Marriage dissolution in Minnesota involves discussing a fair division of your marital debts and property. The Minnesota Judicial Branch’s website notes that a divorce decree may include the debts owed by either you or your soon-to-be ex-spouse.
Loans incurred during your marriage, for example, fall within the North Star State’s classification of “marital debt.” Divorce proceedings may require an accounting of individual or joint accounts opened after your wedding date. Accounts not belonging to your marital estate may require proof that you opened them as separate property.
What determines separate property and marital property?
Assets and debts that an individual had before your wedding date qualify as separate property. As reported by Kiplinger’s Personal Finance, a financial award from a personal injury lawsuit also counts as a spouse’s separate property. The individual with separate money, however, may use it to “buy” shared marital property during divorce.
Nearly all of the assets that you or your spouse acquired during marriage generally classify as marital property. As noted on MNCourts.gov, the court may review how couples agree on dividing valuable items such as furniture, boats or real estate. When purchased with a loan, however, the court may need to see how couples agree on paying it back.
Who may take the mortgage and keep the home?

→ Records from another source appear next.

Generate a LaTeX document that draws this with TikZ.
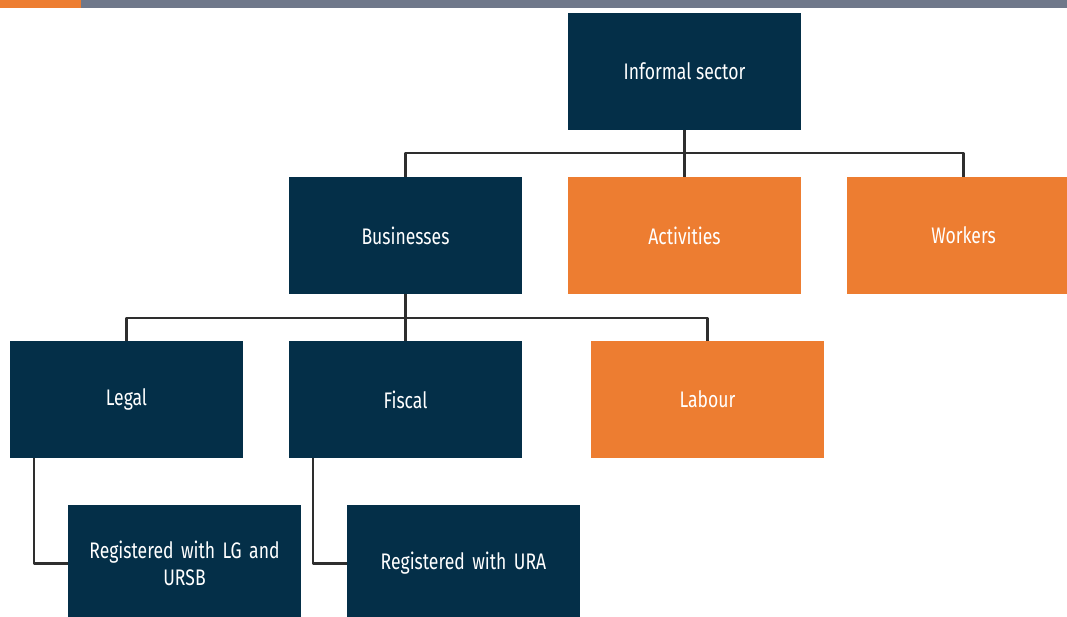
\documentclass[tikz,border=0pt]{standalone}
\usepackage{fontspec}
\setmainfont{Fira Sans}[FakeStretch=0.78]
\definecolor{navy}{HTML}{042F48}
\definecolor{tangerine}{HTML}{ED7D31}
\definecolor{slate}{HTML}{6F788A}
\definecolor{wire}{HTML}{2E2E2E}
\begin{document}
\begin{tikzpicture}[x=0.025cm, y=-0.025cm, font=\fontsize{16}{19}\selectfont, line join=round,
		box/.style={rectangle, text=white, minimum width=5.825cm, minimum height=2.925cm, align=center, inner sep=0pt},
		navybox/.style={box, fill=navy},
		orangebox/.style={box, fill=tangerine},
		link/.style={draw=wire, line width=1.5pt}]
			\useasboundingbox (0,0) rectangle (1067,617);
			% header strip
			\fill[tangerine] (0,0) rectangle (81,8);
			\fill[slate] (81,0) rectangle (1067,8);
			
			\node[navybox] (IS) at (684.5,71.5) {Informal sector};
			\node[navybox] (B) at (405.5,235.5) {Businesses};
			\node[orangebox] (A) at (684.5,235.5) {Activities};
			\node[orangebox] (W) at (963.5,235.5) {Workers};
			\node[navybox] (L) at (126.5,399.5) {Legal};
			\node[navybox] (F) at (405.5,399.5) {Fiscal};
			\node[orangebox] (Lab) at (707.5,399.5) {Labour};
			\node[navybox, text width=5.4cm] (R1) at (184.5,563.5) {Registered with LG and\\URSB};
			\node[navybox, text width=5.4cm] (R2) at (463.5,563.5) {Registered with URA};
			
			\coordinate (J1) at (684.5,153);
			\coordinate (J2) at (405.5,318);
			\draw[link] (IS) -- (A)
			(J1) -| (B)
			(J1) -| (W)
			(B) -- (F)
			(J2) -| (L)
			(J2) -| (Lab)
			;
			\draw[link] (L.south west) ++(24,0) |- (R1.west);
			\draw[link] (F.south west) ++(24,0) |- (R2.west);
		\end{tikzpicture}
\end{document}
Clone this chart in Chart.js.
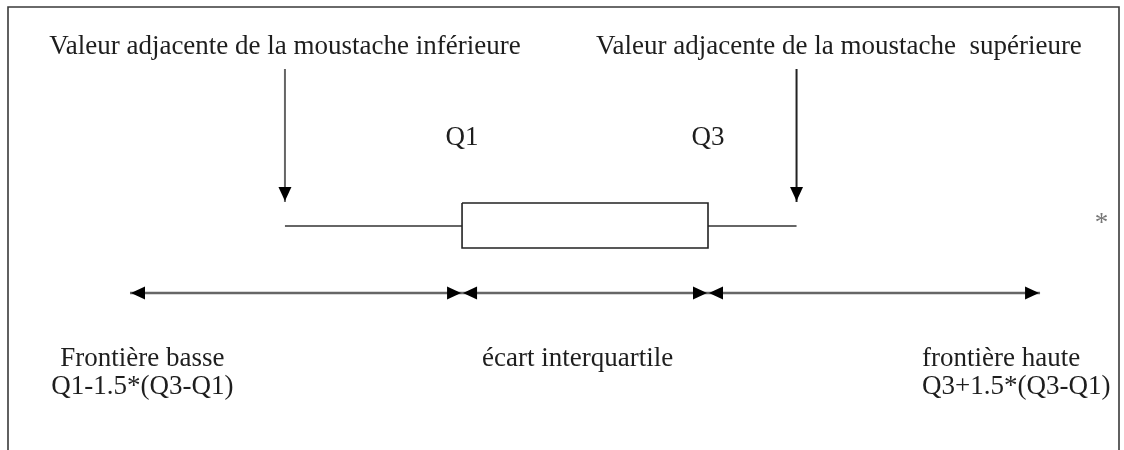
<!DOCTYPE html>
<html>
<head>
<meta charset="utf-8">
<script src="https://cdn.jsdelivr.net/npm/chart.js@4.4.1/dist/chart.umd.min.js"></script>
<style>
  html, body { margin: 0; padding: 0; background: #fff; }
  #wrap { width: 1124px; height: 450px; }
</style>
</head>
<body>
<div id="wrap"><canvas id="chart" width="1124" height="450"></canvas></div>
<script>
// box plot summary, in diagram units (Q1 = 10, Q3 = 20)
const statNames  = ['lowerFence', 'whiskerLow', 'q1', 'q3', 'whiskerHigh', 'upperFence'];
const statValues = [-3.5, 2.8, 10, 20, 23.6, 33.5];
const outlierValues = [36];

// annotation texts and where they sit on the value axis
const labelTexts = [
  'Valeur adjacente de la moustache inférieure',
  'Valeur adjacente de la moustache  supérieure',
  'Q1', 'Q3',
  'Frontière basse', 'Q1-1.5*(Q3-Q1)',
  'écart interquartile',
  'frontière haute', 'Q3+1.5*(Q3-Q1)'
];
const labelValues = [2.8, 15.45, 10, 20, -3, -3, 14.7, 28.7, 28.7];

const st = {};
statNames.forEach((n, i) => { st[n] = statValues[i]; });

// vertical layout (y scale is in px rows of the figure)
const rows = {
  topText: 54, pointerTop: 69, pointerTip: 202, qLabel: 145,
  boxTop: 203, boxMid: 226, boxBottom: 248, range: 293,
  bottom1: 366, bottom2: 394, outlier: 218
};
const labelRows  = ['topText', 'topText', 'qLabel', 'qLabel', 'bottom1', 'bottom2', 'bottom1', 'bottom1', 'bottom2'];
const labelAlign = ['center', 'left', 'center', 'center', 'center', 'center', 'center', 'left', 'left'];

const FONT = '27px "Liberation Serif", "Times New Roman", serif';

const seg = (x1, y1, x2, y2) => [{ x: x1, y: y1 }, { x: x2, y: y2 }];

const datasets = [
  { // box
    data: [
      { x: st.q1, y: rows.boxTop }, { x: st.q3, y: rows.boxTop },
      { x: st.q3, y: rows.boxBottom }, { x: st.q1, y: rows.boxBottom },
      { x: st.q1, y: rows.boxTop }
    ],
    borderColor: '#222', borderWidth: 1.6
  },
  { data: seg(st.whiskerLow, rows.boxMid, st.q1, rows.boxMid), borderColor: '#333', borderWidth: 1.5 },
  { data: seg(st.q3, rows.boxMid, st.whiskerHigh, rows.boxMid), borderColor: '#333', borderWidth: 1.5 },
  { data: seg(st.whiskerLow, rows.pointerTop, st.whiskerLow, rows.pointerTip), borderColor: '#666', borderWidth: 2, arrowEnd: true },
  { data: seg(st.whiskerHigh, rows.pointerTop, st.whiskerHigh, rows.pointerTip), borderColor: '#222', borderWidth: 2, arrowEnd: true },
  { data: seg(st.lowerFence, rows.range, st.q1, rows.range), borderColor: '#666', borderWidth: 2.5, arrowStart: true, arrowEnd: true },
  { data: seg(st.q1, rows.range, st.q3, rows.range), borderColor: '#666', borderWidth: 2.5, arrowStart: true, arrowEnd: true },
  { data: seg(st.q3, rows.range, st.upperFence, rows.range), borderColor: '#666', borderWidth: 2.5, arrowStart: true, arrowEnd: true },
  { data: outlierValues.map(v => ({ x: v, y: rows.outlier })), showLine: false, outlier: true }
];

function arrowHead(ctx, tip, from) {
  const ang = Math.atan2(tip.y - from.y, tip.x - from.x);
  const len = 14, half = 6.5, inset = 1;
  const tx = tip.x - Math.cos(ang) * inset, ty = tip.y - Math.sin(ang) * inset;
  ctx.save();
  ctx.translate(tx, ty);
  ctx.rotate(ang);
  ctx.beginPath();
  ctx.moveTo(0, 0);
  ctx.lineTo(-len, -half);
  ctx.lineTo(-len, half);
  ctx.closePath();
  ctx.fillStyle = '#000';
  ctx.fill();
  ctx.restore();
}

const diagramPlugin = {
  id: 'diagram',
  beforeDatasetsDraw(chart) {
    const { ctx, chartArea: a } = chart;
    ctx.save();
    ctx.strokeStyle = '#3a3a3a';
    ctx.lineWidth = 1.6;
    ctx.beginPath();
    ctx.moveTo(a.left, a.bottom);
    ctx.lineTo(a.left, a.top);
    ctx.lineTo(a.right, a.top);
    ctx.lineTo(a.right, a.bottom);
    ctx.stroke();
    ctx.restore();
  },
  afterDatasetsDraw(chart) {
    const { ctx } = chart;
    const x = chart.scales.x, y = chart.scales.y;
    chart.data.datasets.forEach((ds, i) => {
      const pts = chart.getDatasetMeta(i).data;
      if (ds.arrowEnd) arrowHead(ctx, pts[pts.length - 1], pts[pts.length - 2]);
      if (ds.arrowStart) arrowHead(ctx, pts[0], pts[1]);
      if (ds.outlier) {
        ctx.save();
        ctx.font = FONT;
        ctx.fillStyle = '#777';
        ctx.textAlign = 'center';
        ctx.textBaseline = 'alphabetic';
        const m = ctx.measureText('*');
        pts.forEach(p => {
          ctx.fillText('*', p.x, p.y + (m.actualBoundingBoxAscent - m.actualBoundingBoxDescent) / 2);
        });
        ctx.restore();
      }
    });
    ctx.save();
    ctx.font = FONT;
    ctx.fillStyle = '#1e1e1e';
    ctx.textBaseline = 'alphabetic';
    labelTexts.forEach((t, i) => {
      ctx.textAlign = labelAlign[i];
      ctx.fillText(t, x.getPixelForValue(labelValues[i]), y.getPixelForValue(rows[labelRows[i]]));
    });
    ctx.restore();
  }
};

new Chart(document.getElementById('chart'), {
  type: 'scatter',
  data: { datasets: datasets },
  options: {
    responsive: false,
    animation: false,
    events: [],
    layout: { padding: { left: 8, top: 7, right: 5, bottom: 0 } },
    datasets: {
      scatter: { showLine: true, pointRadius: 0, borderCapStyle: 'butt', borderJoinStyle: 'miter' }
    },
    plugins: { legend: { display: false }, tooltip: { enabled: false } },
    scales: {
      x: { type: 'linear', min: -8.46, max: 36.71, display: false },
      y: { type: 'linear', min: 7, max: 450, reverse: true, display: false }
    }
  },
  plugins: [diagramPlugin]
});
</script>
</body>
</html>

According to MPAMag.com, a spouse may keep a residential property by refinancing the mortgage and assuming the payments after the divorce. The other spouse will no longer have responsibility for the mortgage. That spouse may, however, still have rights to a portion of the home’s equity value. The spouse keeping the home may use part of his or her equity to “buy out” the other spouse’s fair share.
You may wish to carefully consider your post-divorce needs before submitting a property division plan.